Na Palavra de Deus que hoje nos é proposta, cruzam-se vários temas (a fé, a salvação, a radicalidade do “caminho do Reino”, etc.); mas sobressai a reflexão sobre a atitude correta que o homem deve assumir face a Deus. As leituras convidam-nos a reconhecer, com humildade, a nossa pequenez e finitude, a comprometer-nos com o “Reino” sem cálculos nem exigências, a acolher com gratidão os dons de Deus e a entregar-nos confiantes nas suas mãos.
Na primeira leitura, o profeta Habacuc interpela Deus, convoca-o para intervir no mundo e para pôr fim à violência, à injustiça, ao pecado... Deus, em resposta, confirma a sua intenção de atuar no mundo, no sentido de destruir a morte e a opressão; mas dá a entender que só o fará quando for o momento oportuno, de acordo com o seu projeto; ao homem, resta confiar e esperar pacientemente o “tempo de Deus”. Deus responde ao povo que o justo “viverá por sua fé”. Essa expressão significa que o justo é quem se mantém fiel à Lei de Deus. A salvação do Senhor pode tardar, mas virá. É o pedido ao profeta que escreva tal mensagem em tábuas, não em areia, para que seja bem fixada como lembrete de que a ação de Deus, prometida aos justos, acontecerá, cedo ou tarde! Diante das injustiças e sofrimentos, muitas vezes nos queixamos da Deus, como o profeta, questionando por que ele não intervém. O Senhor nos convida a não desanimar e a ter fé e confiança mesmo em situações difíceis.

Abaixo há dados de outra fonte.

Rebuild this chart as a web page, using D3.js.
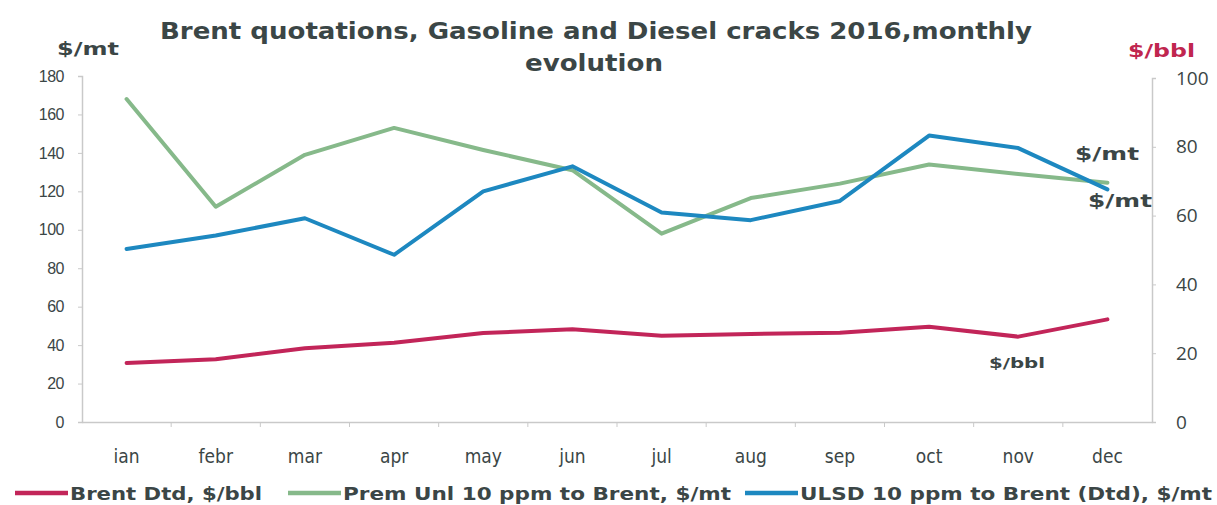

O Evangelho – Lc 17,5-10 – convida os discípulos a aderir, com coragem e radicalidade, a esse projeto de vida que, em Jesus, Deus veio oferecer ao homem... A essa adesão chama-se “fé”; e dela depende a instauração do “Reino” no mundo. Os discípulos, comprometidos com a construção do ‘Reino” devem, no entanto, ter consciência de que não agem por si próprios; eles são, apenas, instrumentos através dos quais Deus realiza a salvação. Resta-lhes cumprir o seu papel com humildade e gratuidade, como “servos que apenas fizeram o que deviam fazer”.
Diante da radicalidade exigida por Jesus para segui-Lo os Apóstolos percebem incapacitados para segui-lo. E pedem: “Aumenta a nossa fé” (Lc 17,5). Jesus, chamado aqui de “o Senhor” – fonte de fé! –, responde que, em relação a fé, não se trata de quantidade, mas de autenticidade. A fé, se for autêntica, mesmo que pequena, é capaz de obras maravilhosas e
extraordinárias. O discípulo autêntico, movido pela força da fé, com total disponibilidade, sem exigir recompensas e sem pretensões egoístas. A ação missionária dos discípulos – servos do Reino – não é um contrato de trabalho, no qual o patrão paga pelos serviços prestados. O servo cristão age pela fé genuína e pela alegria de trabalhar para Deus, em favor de seu Reino. Os servos não são inúteis – como se lê no versículo 10, em muitas traduções da Bíblia – mas servos úteis e agradáveis a Deus pelo seu trabalho generoso e desinteressado. Somos, sim, servos humildes e simples da vinha do Senhor, por isso devemos cumprir o nosso dever com simplicidade e despojamento!
A fé nos ajuda a fazer obras semelhantes às de Jesus. Ela não nos acomoda, mas nos faz olhar para a frente. Quando estamos impregnados da autêntica fé, pomo-nos a serviço do Reino de Deus de forma gratuita e sem murmuração.
A segunda leitura – 2Tm 1,6-8.13-14 – convida os discípulos a renovar cada dia o seu compromisso com Jesus Cristo e com o “Reino”. De forma especial, o autor exorta os animadores cristãos a que conduzam com fortaleza, com equilíbrio e com amor as comunidades que lhes foram confiadas e a que defendam sempre a verdade do Evangelho. O apelo de São Paulo é para que não desanimarmos nem nos envergonharmos de anunciar o Evangelho. São Paulo cita a expressão de Hab 2,4 – “o justo viverá por sua fé” – em suas cartas – Rm 1,17; 3,21s; Gl 3,11 –, mas em outro contexto e revestida de novo sentido e nova intenção. Pede-nos que nos guardemos o “depósito da fé”, a fim de não esmorecermos diante dos obstáculos. O dom do Espírito que habita em nós é o que fortalece a nossa fé.
Vivamos, intensamente, o Mês Missionário, cujo tema é “Missionários da Esperança entre os povos” e o lema “A esperança não decepciona” (Rm 5,5).